Sakit ini bukan hanya menyentuh
fisik, tapi juga hati. Setiap kali rasa nyeri, panas itu datang, saya menangis.
Tapi tangisan itu bukan semata karena rasa sakitnya, melainkan karena saya
sadar. Saya telah terlalu lama lalai. Saya telah terlalu jauh dari Allah
Subhanahu Wata’alla . Padahal hanya kepada-Nya saya bergantung hidup.
Di sepertiga malam, saya mulai
membangun kembali hubungan yang dulu sempat renggang. Saya duduk dalam gelap,
bersujud dengan hati yang penuh luka. Lisan yang tak berhenti memohon. Saya
menangis, bukan hanya karena sakit yang menyesakkan. Tapi karena saya merasa
begitu hina telah melupakan Allah
Subhanahu Wata’alla yang selama ini menjaga saya tanpa pamrih.
"Ya Allah... maafkan saya.
Saya kembali pada-Mu. Saya tidak kuat tanpa pertolongan-Mu..."

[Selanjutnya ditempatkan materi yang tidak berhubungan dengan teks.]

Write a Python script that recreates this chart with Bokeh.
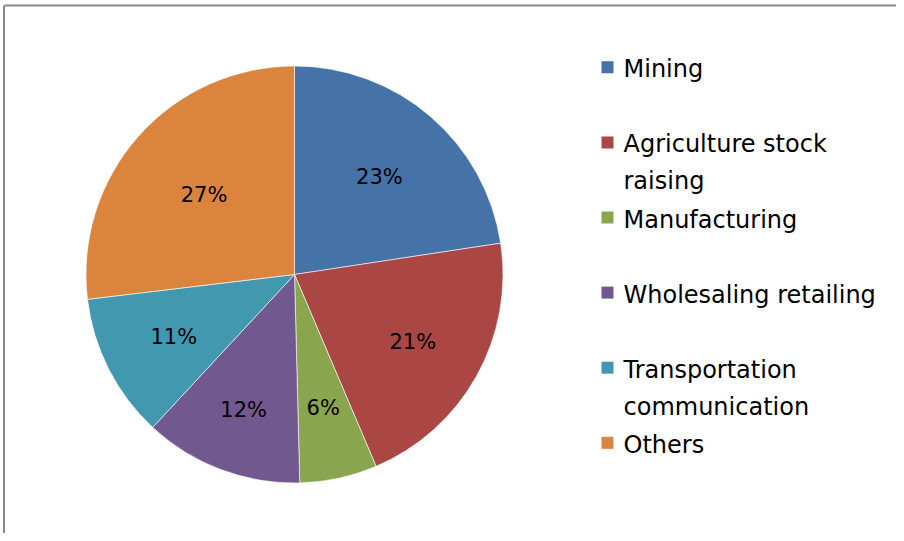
import math
from bokeh.plotting import figure
from bokeh.models import Range1d, ColumnDataSource
from bokeh.core.properties import value
from bokeh.embed import file_html
from bokeh.resources import INLINE

# ---- data ----
categories = ["Mining", "Agriculture stock raising", "Manufacturing",
              "Wholesaling retailing", "Transportation communication", "Others"]
legend_lines = [["Mining"], ["Agriculture stock", "raising"], ["Manufacturing"],
                ["Wholesaling retailing"], ["Transportation", "communication"], ["Others"]]
shares = [22.6, 21.0, 6.0, 12.3, 11.2, 26.9]
colors = ["#4572A7", "#AA4643", "#89A54E", "#71588F", "#4198AF", "#DB843D"]

W, H = 896, 533
FONT = "DejaVu Sans"

p = figure(width=W, height=H, output_backend="svg", toolbar_location=None,
           x_range=Range1d(0, W), y_range=Range1d(0, H), min_border=0)
p.axis.visible = False
p.grid.visible = False
p.outline_line_color = None
p.background_fill_color = "white"
p.border_fill_color = "white"

# frame lines (top and left)
p.segment(x0=[4, 3.5], y0=[H - 5, -5], x1=[W + 10, 3.5], y1=[H - 5, H - 5],
          line_color="#888888", line_width=2)

# ---- pie ----
cx, cy, R = 294, H - 274, 208.5
total = sum(shares)
starts, ends, mids = [], [], []
acc = 0.0
for s in shares:
    a0 = math.pi / 2 - 2 * math.pi * acc / total
    acc += s
    a1 = math.pi / 2 - 2 * math.pi * acc / total
    starts.append(a0)
    ends.append(a1)
    mids.append((a0 + a1) / 2)

src = ColumnDataSource(dict(start=starts, end=ends, color=colors))
p.wedge(x=cx, y=cy, radius=R, start_angle="start", end_angle="end", direction="clock",
        fill_color="color", line_color="white", line_width=0.6, source=src)

# label distance from centre (fraction of radius), per slice ("best fit" placement)
label_r = [0.625, 0.65, 0.65, 0.69, 0.65, 0.58]
lab = [f"{round(s / total * 100)}%" for s in shares]
p.text(x=[cx + f * R * math.cos(m) for f, m in zip(label_r, mids)],
       y=[cy + f * R * math.sin(m) - 1 for f, m in zip(label_r, mids)],
       text=lab, text_font=value(FONT), text_font_size="21px", text_color="#000000",
       text_align="center", text_baseline="middle")

# ---- legend ----
base0 = H - 77.3 + 8.5   # data y of first baseline (with rendering correction)
step = 75.1
line_gap = 37
sq_x, txt_x = 607, 623
tx, ty, tt = [], [], []
sqy = []
for i, lines in enumerate(legend_lines):
    b = base0 - step * i
    sqy.append(b - 8.5 + 10.5)
    for j, t in enumerate(lines):
        tx.append(txt_x)
        ty.append(b - line_gap * j)
        tt.append(t)
p.rect(x=[sq_x] * len(categories), y=sqy, width=12, height=12, fill_color=colors, line_color=None)
p.text(x=tx, y=ty, text=tt, text_font=value(FONT), text_font_size="24px", text_color="#000000",
       text_align="left", text_baseline="alphabetic")

open("out.html", "w").write(file_html(p, INLINE))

Itulah kalimat yang sering saya
bisikkan di sela-sela sujud panjang. Malam-malam tak lagi sepi, karena kini
penuh tangisan dan curahan hati. Saya menceritakan segalanya kepada-Nya.

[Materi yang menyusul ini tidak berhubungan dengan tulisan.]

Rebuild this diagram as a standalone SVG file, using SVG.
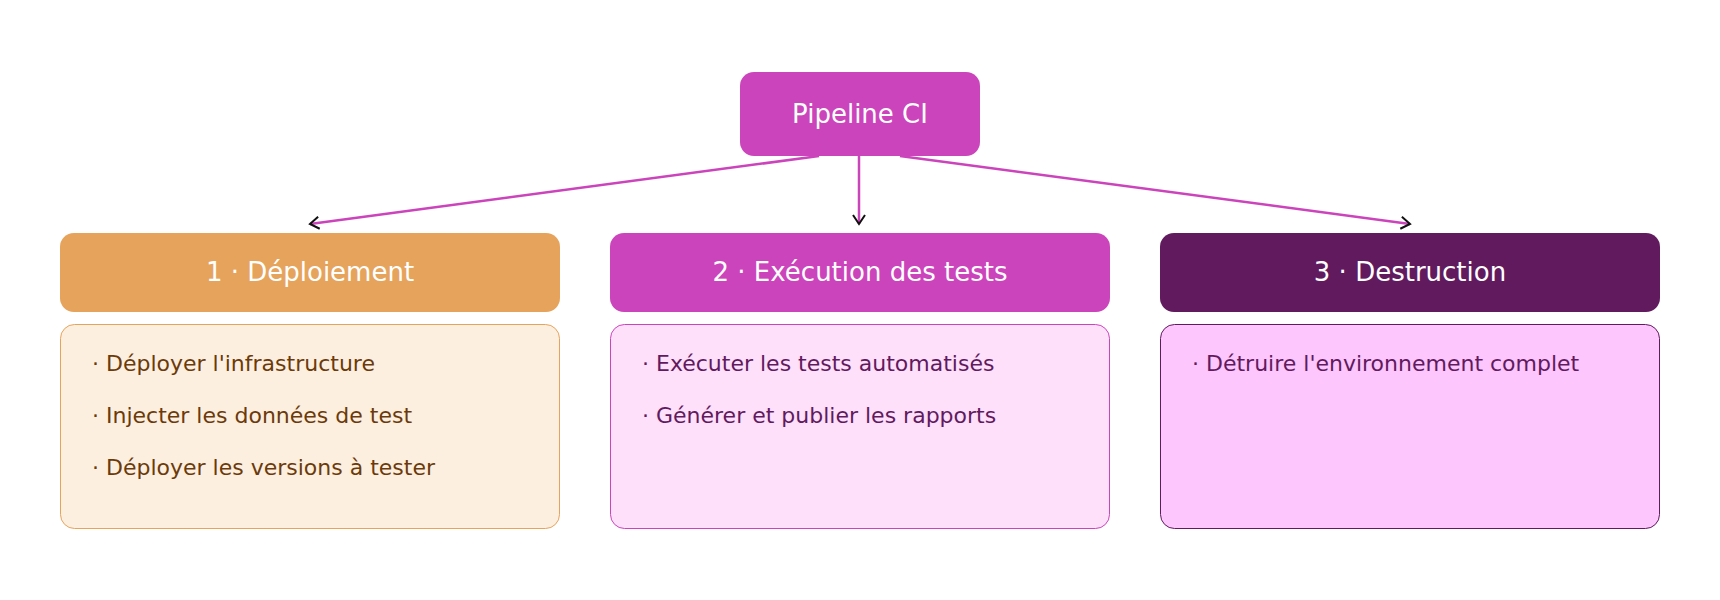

Tentang lelah, kesakitan, penyesalan, dan keinginan saya untuk sembuh yaitu bukan
hanya secara jasmani, tetapi juga ruhani.
Ajaibnya, semakin saya dekat
kepada-Nya, semakin ringan pula sakit yang saya rasakan. Saya mulai bisa tidur
lebih nyenyak. Nafas terasa lebih lega. Hati jauh lebih tenang. Sakit itu
perlahan-lahan mereda, dan bahkan nyaris hilang.

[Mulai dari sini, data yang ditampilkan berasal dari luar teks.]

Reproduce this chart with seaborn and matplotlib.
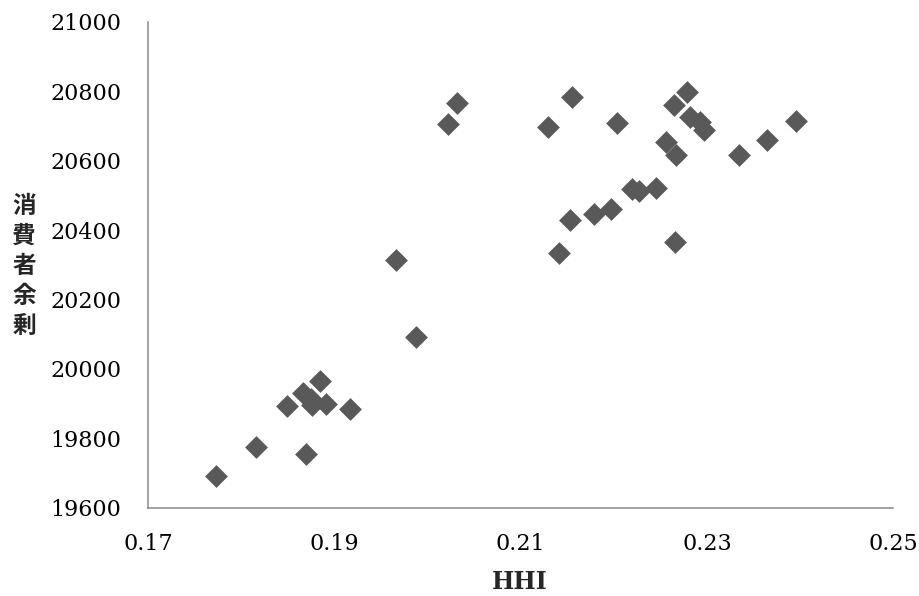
import matplotlib
matplotlib.use("Agg")
import matplotlib.pyplot as plt
import seaborn as sns
import pandas as pd

hhi = [0.1773, 0.1816, 0.1849, 0.1866, 0.1876, 0.1875, 0.1884, 0.1891, 0.1869, 0.1917,
       0.1966, 0.1987, 0.2031, 0.2022, 0.2155, 0.2129, 0.2203, 0.2278, 0.2265, 0.2282,
       0.2292, 0.2297, 0.2396, 0.2364, 0.2334, 0.2256, 0.2267, 0.2219, 0.2227, 0.2245,
       0.2197, 0.2179, 0.2153, 0.2141, 0.2266]
surplus = [19691, 19774, 19894, 19930, 19896, 19912, 19966, 19899, 19754, 19884,
           20314, 20093, 20766, 20706, 20783, 20696, 20710, 20798, 20762, 20727,
           20713, 20689, 20716, 20660, 20618, 20654, 20618, 20520, 20514, 20521,
           20462, 20447, 20429, 20334, 20367]

x_ticks = [0.17, 0.19, 0.21, 0.23, 0.25]
x_tick_labels = ["0.17", "0.19", "0.21", "0.23", "0.25"]
y_ticks = [19600, 19800, 20000, 20200, 20400, 20600, 20800, 21000]
y_tick_labels = [str(v) for v in y_ticks]

df = pd.DataFrame({"HHI": hhi, "surplus": surplus})

sns.set_theme(style="white")
plt.rcParams["font.family"] = ["DejaVu Serif"]

fig = plt.figure(figsize=(9.2, 5.96), dpi=100)
ax = fig.add_axes([148.3 / 920, 1 - 507.7 / 596, (893.3 - 148.3) / 920, (507.7 - 22) / 596])

sns.scatterplot(data=df, x="HHI", y="surplus", ax=ax, marker="D", s=135,
                color="#595959", linewidth=0, zorder=3, clip_on=False)

ax.set_xlim(0.17, 0.25)
ax.set_ylim(19600, 21000)
ax.set_xticks(x_ticks)
ax.set_xticklabels(x_tick_labels)
ax.set_yticks(y_ticks)
ax.set_yticklabels(y_tick_labels)

for side in ["top", "right"]:
    ax.spines[side].set_visible(False)
for side in ["left", "bottom"]:
    ax.spines[side].set_color("#888888")
    ax.spines[side].set_linewidth(1.1)

ax.tick_params(axis="both", which="major", direction="out", length=6.2, width=1.1,
               color="#888888", labelsize=16, labelcolor="black")
ax.tick_params(axis="y", pad=13)
ax.tick_params(axis="x", pad=12)
ax.grid(False)

ax.set_xlabel("")
ax.set_ylabel("")
fig.text(520 / 920, 1 - 582 / 596, "HHI", ha="center", va="center",
         fontsize=17, fontweight="bold", family=["DejaVu Serif"])
fig.text(24 / 920, 1 - 266 / 596, "消\n費\n者\n余\n剰", ha="center", va="center",
         fontsize=17, fontweight="bold", linespacing=1.32,
         family=["Noto Sans CJK JP", "DejaVu Sans"])

fig.savefig("out.png", dpi=100, facecolor="white")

Saya tahu itu bukan semata karena
obat dan terapi. Itu karena Allah Subhanahu Wata’alla mendengarkan saya. Itu
karena Allah Subhanahu Wata’alla menjawab jerit hati saya. Seperti manusia pada
umumnya, saat rasa sakit itu perlahan menghilang, saya mulai sibuk kembali
dengan rutinitas. Saya lupa bagaimana rasanya menangis dalam sujud. Saya mulai
jarang curhat kepada Allah Subhanahu Wata’alla. Saya kembali lalai, padahal
saya telah merasakan betapa indahnya saat hati begitu dekat dengan-Nya.
Seperti sebuah tamparan kasih
sayang dari Allah Subhanahu Wata’alla rasa sakit itu datang lagi. Kali ini,
berbeda tempat di bagian tubuh yang laim. Rasa sakitknya sama. Saya kembali
merasa tersayat. Saya merasa seperti ditarik lagi ke tempat semula, tempat di
mana saya benar-benar merasa membutuhkan Allah Subhanahu Wata’alla.
Awalnya saya bertanya,
"Kenapa lagi, Ya Allah?"
Kemudian hatiku menjawab,
"Karena engkau mulai menjauh lagi,"
Tersentak, saya kembali menangis.
Bukan karena rasa sakit yang baru saja datang, tapi karena saya sadar, Allah Subhanahu
Wata’alla masih sayang kepada saya. Allah Subhanahu Wata’alla tidak membiarkan
saya terlalu lama larut dalam kesibukan yang menjauhkan diri dari-Nya. Allah
Subhanahu Wata’alla memberiku teguran, sebuah sentilan lembut namun sangat
berarti yaitu melalui rasa sakit.
Seketika, saya merasa begitu
dicintai oleh Allah Subhanahu Wata’alla. Sakit ini bukan kutukan. Ini adalah
jalan untuk kembali. Sebuah undangan agar saya datang lagi ke pelukan Allah
Subhanahu Wata’alla.
Saya mencoba untuk tidak lagi
lalai. Saya menyadari bahwa sehat ataupun sakit, lapang ataupun sempit, saya
harus tetap dekat kepada Allah Subhanahu Wata’alla. Bukan hanya saat butuh,
bukan hanya saat tubuh lemah dan hati goyah. Tapi juga saat bahagia, saat
segalanya tampak baik-baik saja.
Teguran Allah Subhanahu Wata’alla
melalui sakit membuat saya lebih peka terhadap betapa rapuhnya saya tanpa
pertolongan-Nya. Saya belajar bahwa kesehatan bukan hanya anugerah, tapi juga
pengingat agar saya tak pernah menyombongkan diri. Bahwa sakit bukan hukuman,
melainkan panggilan kasih yang penuh cinta.
Kini di setiap sujud menjadi
lebih bermakna. Setiap sakit yang datang, saya syukuri. Karena hal ini menjadi
jalan untuk saya kembali kepada yang Maha Penyayang. Selama saya terus
melangkah mendekat kepada-Nya, saya tak akan pernah benar-benar sendiri.